Futures

What Leverage Should You Use for Futures? Don't Be Tempted by High Multipliers

· ~ 12 min read · CryptoPort Editorial

The Temptation of High Leverage

Open the Binance futures trading interface and you'll see leverage options ranging from 1x all the way to 125x. What does 125x mean? With just 80 USDT, you can control a position worth 10,000 USDT. If the price moves 1% in your favor, that's a 125% return.

Sounds amazing? The problem is, if the price moves just under 1% against you, you're liquidated.

What Leverage Really Is

Leverage doesn't change your win rate -- it only amplifies the outcome. Both profits and losses get multiplied by the leverage factor.

Here's the simplest math: with 10x leverage on a long BTC position, a 1% BTC rise earns you 10%; a 1% decline costs you 10%. With 100x leverage, a 1% rise earns 100%, but a 1% decline wipes you out.

The higher the leverage, the less room you have for the price to move against you. This room has a technical term: "margin of error."

Error Tolerance at Different Leverage Levels

3x Leverage

The price needs to move about 33% against you to hit the liquidation level. For BTC, this typically requires a major market move. Very high error tolerance, suitable for medium to long-term positions.

5x Leverage

About a 20% adverse move triggers liquidation. This range could occur within a week or two in crypto, but with correct directional judgment and proper stop-losses, it's a relatively stable choice.

10x Leverage

About a 10% adverse move triggers liquidation. While 10% daily BTC moves aren't common, they're not unheard of. At 10x, you need fairly precise entry timing and strict stop-losses.

20x Leverage

Just 5% adverse movement means liquidation. In crypto markets, this can happen within hours. Only suitable for very short-term trades requiring constant screen monitoring.

50x and Above

A 2% or smaller adverse move liquidates you. This is essentially a lottery ticket -- you either make a fortune in minutes or go to zero. The latter happens far more often.
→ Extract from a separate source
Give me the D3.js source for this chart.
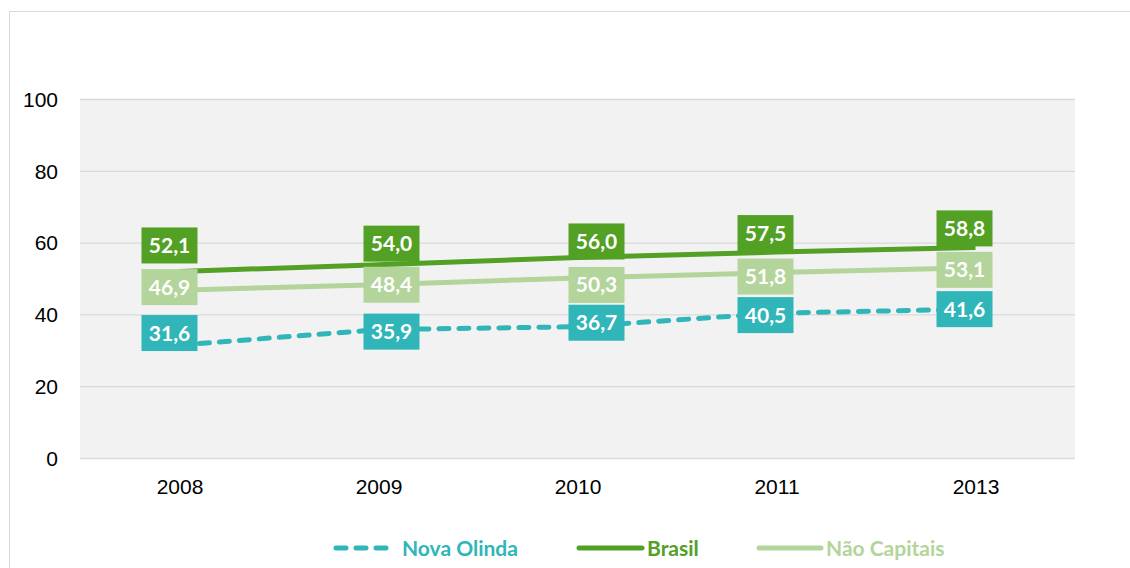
<!DOCTYPE html>
<meta charset="utf-8">
<style>
  body { margin: 0; background: #fff; }
  svg { font-family: Lato, "Open Sans", sans-serif; }
  .grid line { stroke: #d9d9d9; stroke-width: 1.3px; }
  .tick-label { font-size: 21px; fill: #000; }
  .value-label { font-size: 21px; font-weight: bold; fill: #fff; }
  .legend-label { font-size: 21px; font-weight: bold; }
</style>

<svg width="1130" height="568"></svg>

<script src="https://d3js.org/d3.v7.min.js"></script>
<script>
// ---- data ----
const years = ["2008", "2009", "2010", "2011", "2013"]
const novaOlinda = [31.6, 35.9, 36.7, 40.5, 41.6]
const brasil = [52.1, 54.0, 56.0, 57.5, 58.8]
const naoCapitais = [46.9, 48.4, 50.3, 51.8, 53.1]
const yTicks = [0, 20, 40, 60, 80, 100]

const series = [
  {name: "Nova Olinda", values: novaOlinda, color: "#30b5b9", dash: "10,10", labelDy: [-12, 2, -4, 2, 0]},
  {name: "Brasil", values: brasil, color: "#52a024", dash: null, labelDy: [-26, -21, -16, -19, -19]},
  {name: "Não Capitais", values: naoCapitais, color: "#b3d49a", dash: null, labelDy: [-3, 0, 7, 4, 2]}
]
// labels sit a little off the point, like in the original
const labelDx = [-10, 13, 19, -11, -11]

// ---- layout ----
const svg = d3.select("svg")
const plot = {left: 80, right: 1075, top: 99.5, bottom: 458.5}

const fmt = v => d3.format(".1f")(v).replace(".", ",")

const x = d3.scalePoint()
  .domain(years)
  .range([plot.left, plot.right])
  .padding(0.5)

const y = d3.scaleLinear()
  .domain([0, 100])
  .range([plot.bottom, plot.top])

// outer frame
svg.append("rect")
  .attr("x", 9.5).attr("y", 11.5)
  .attr("width", 1130).attr("height", 570)
  .attr("fill", "none")
  .attr("stroke", "#d9d9d9")

// plot background
svg.append("rect")
  .attr("x", plot.left).attr("y", plot.top)
  .attr("width", plot.right - plot.left)
  .attr("height", plot.bottom - plot.top)
  .attr("fill", "#f2f2f2")

// gridlines
svg.append("g")
  .attr("class", "grid")
  .selectAll("line")
  .data(yTicks)
  .enter()
  .append("line")
  .attr("x1", plot.left).attr("x2", plot.right)
  .attr("y1", d => y(d)).attr("y2", d => y(d))

// y axis labels
const yAxis = d3.axisLeft(y).tickValues(yTicks).tickSize(0).tickPadding(22)
svg.append("g")
  .attr("transform", `translate(${plot.left},0)`)
  .call(yAxis)
  .call(g => g.select(".domain").remove())
  .selectAll("text")
  .attr("class", "tick-label")
  .attr("font-family", null)
  .attr("font-size", null)
  .attr("fill", null)

// x axis labels
const xAxis = d3.axisBottom(x).tickSize(0).tickPadding(21)
svg.append("g")
  .attr("transform", `translate(0,${plot.bottom})`)
  .call(xAxis)
  .call(g => g.select(".domain").remove())
  .selectAll("text")
  .attr("class", "tick-label")
  .attr("font-family", null)
  .attr("font-size", null)
  .attr("fill", null)

// lines
const line = d3.line()
  .x((d, i) => x(years[i]))
  .y(d => y(d))

svg.append("g")
  .selectAll("path")
  .data(series)
  .enter()
  .append("path")
  .attr("d", d => line(d.values))
  .attr("fill", "none")
  .attr("stroke", d => d.color)
  .attr("stroke-width", 5)
  .attr("stroke-linecap", d => d.dash ? "round" : "butt")
  .attr("stroke-dasharray", d => d.dash)

// value labels
const boxW = 56, boxH = 36
series.forEach(s => {
  const g = svg.append("g")
    .selectAll("g")
    .data(s.values)
    .enter()
    .append("g")
    .attr("transform", (d, i) =>
      `translate(${x(years[i]) + labelDx[i]},${y(d) + s.labelDy[i]})`)

  g.append("rect")
    .attr("x", -boxW / 2).attr("y", -boxH / 2)
    .attr("width", boxW).attr("height", boxH)
    .attr("fill", s.color)

  g.append("text")
    .attr("class", "value-label")
    .attr("text-anchor", "middle")
    .attr("dy", "0.36em")
    .text(d => fmt(d))
})

// legend
const legendItems = [
  {s: series[0], x: 336, w: 52},
  {s: series[1], x: 579, w: 63},
  {s: series[2], x: 759, w: 62}
]
const legendY = 548

const lg = svg.append("g")
  .selectAll("g")
  .data(legendItems)
  .enter()
  .append("g")
  .attr("transform", d => `translate(${d.x},${legendY})`)

lg.append("line")
  .attr("x1", 0).attr("x2", d => d.w)
  .attr("stroke", d => d.s.color)
  .attr("stroke-width", 5)
  .attr("stroke-linecap", "round")
  .attr("stroke-dasharray", d => d.s.dash)

lg.append("text")
  .attr("class", "legend-label")
  .attr("x", d => d.w + (d.s.dash ? 14 : 5))
  .attr("dy", "0.36em")
  .attr("fill", d => d.s.color)
  .text(d => d.s.name)
</script>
What Leverage Should Beginners Use

If you're new to futures, start with 3x to 5x. This range lets you experience the amplified returns from leverage while maintaining enough error tolerance so you're not eliminated by a single small price swing.

After registering on Binance via Binance official and enabling futures, the system will prompt you to manually set your leverage for your first trade. Don't listen to anyone claiming "20x is a sure win" -- start low.

Leverage Isn't Set in Stone

Experienced traders adjust leverage based on different market scenarios:

When the Trend Is Clear

If you have strong conviction about market direction -- say a major breakout or significant positive news has landed -- you might increase leverage to 5x-10x.

During Sideways Markets

When the market lacks clear direction, leverage should be at its lowest. Sideways markets are characterized by frequent wicks, and high leverage easily gets caught by these sudden spikes.

Around Major Events

Before and after events like Federal Reserve decisions or major regulatory announcements, market volatility can be extreme. Either stay out of futures entirely or keep leverage at 2x-3x.

Position Sizing Matters More Than Leverage Selection

Many people obsess over leverage numbers when the real issue is position management. Which carries more risk: 10x leverage with 5% of your total assets, or 3x leverage with 50% of your total assets? Clearly the latter.

A sound strategy: limit the maximum loss on any single trade to 2-5% of your total assets. Work backward from this principle to determine your position size and leverage.

For example, with 10,000 USDT total, if you can accept losing at most 500 USDT, you could use 500 USDT at 10x leverage (maximum loss: 500) or 1,000 USDT at 5x leverage with a proper stop-loss. Both limit maximum losses to the same amount, but the second option offers more error tolerance.

Where to Adjust Leverage

In the Binance App's futures trading interface, the current leverage multiplier is displayed next to the trading pair name. Tap it to drag the slider and adjust. Changing leverage affects your margin requirements and liquidation price, which the system calculates and displays in real time.

If you haven't installed the App, download it via Binance official to manage your futures settings on your phone anytime.

Iron Rules

First, never use money you can't afford to lose for high-leverage trades.

Second, leverage and stop-loss width are inversely related -- higher leverage demands tighter stops.

Third, if you find yourself getting liquidated frequently, the first thing to reduce is your leverage.

Fourth, don't assume you've found the secret to wealth just because one high-leverage trade paid off. That was luck, and luck doesn't stay on your side forever.

Practical Advice

If you're a beginner, force yourself to use only 3x leverage for the first month of futures trading. Not because 3x is the most profitable, but because 3x leverage gives you enough room to make mistakes and learn. Once you've built a track record and can demonstrate consistent profitability, then consider gradually moving up to 5x or 10x.

Leverage is a double-edged sword -- used well, it multiplies results; used poorly, it cuts both ways. Choose a leverage level that lets you sleep peacefully at night, and that's the right leverage for you.